Chief of Staff for U.S. Customs and Border Protection
- In office 2007–2008
- Succeeded by: Marco A. López Jr.

Personal details
- Born: Thaddeus Bingel 1960 (age 65–66) Plattsburgh, New York, U.S.
- Party: Republican
- Education: College of the Holy Cross (BA) Georgetown University (JD)

= Thad Bingel =

American government official

Thaddeus M. Bingel (born 1960) is an American lawyer working as a principal at Command Consulting Group. From 2007 to 2008, Bingel served as chief of staff for U.S. Customs and Border Protection.

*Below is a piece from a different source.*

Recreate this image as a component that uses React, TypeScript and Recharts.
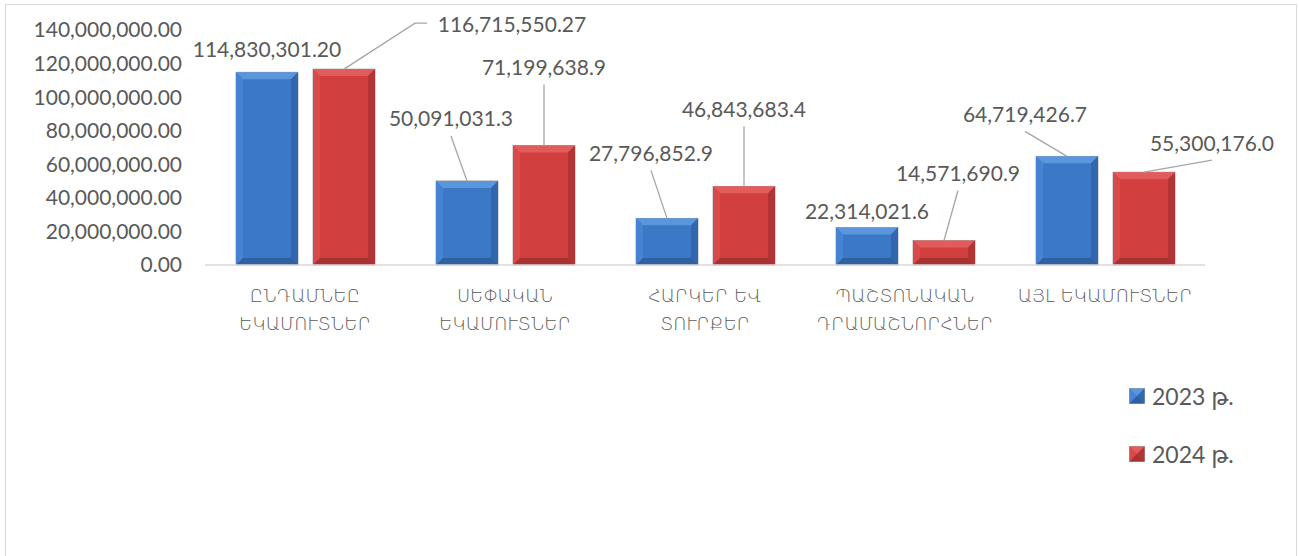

== Early life and education ==
A native of Plattsburgh, New York, Bingel received his bachelor's degree from College of the Holy Cross. He went on to graduate from Georgetown University Law School.

==Career==

As chief of staff at U.S. Customs and Border Protection, Bingel worked closely with Commissioner W. Ralph Basham. In this capacity, Bingel was in charge of keeping the Commissioner informed of any intelligence and making sure news was disseminated appropriately.

Bingel was also majority counsel to the House Judiciary Committee in the 108th and 109th Congresses. Bingel served as a consultant and policy analyst under Dick Armey, the former Majority Leader in the 107th Congress.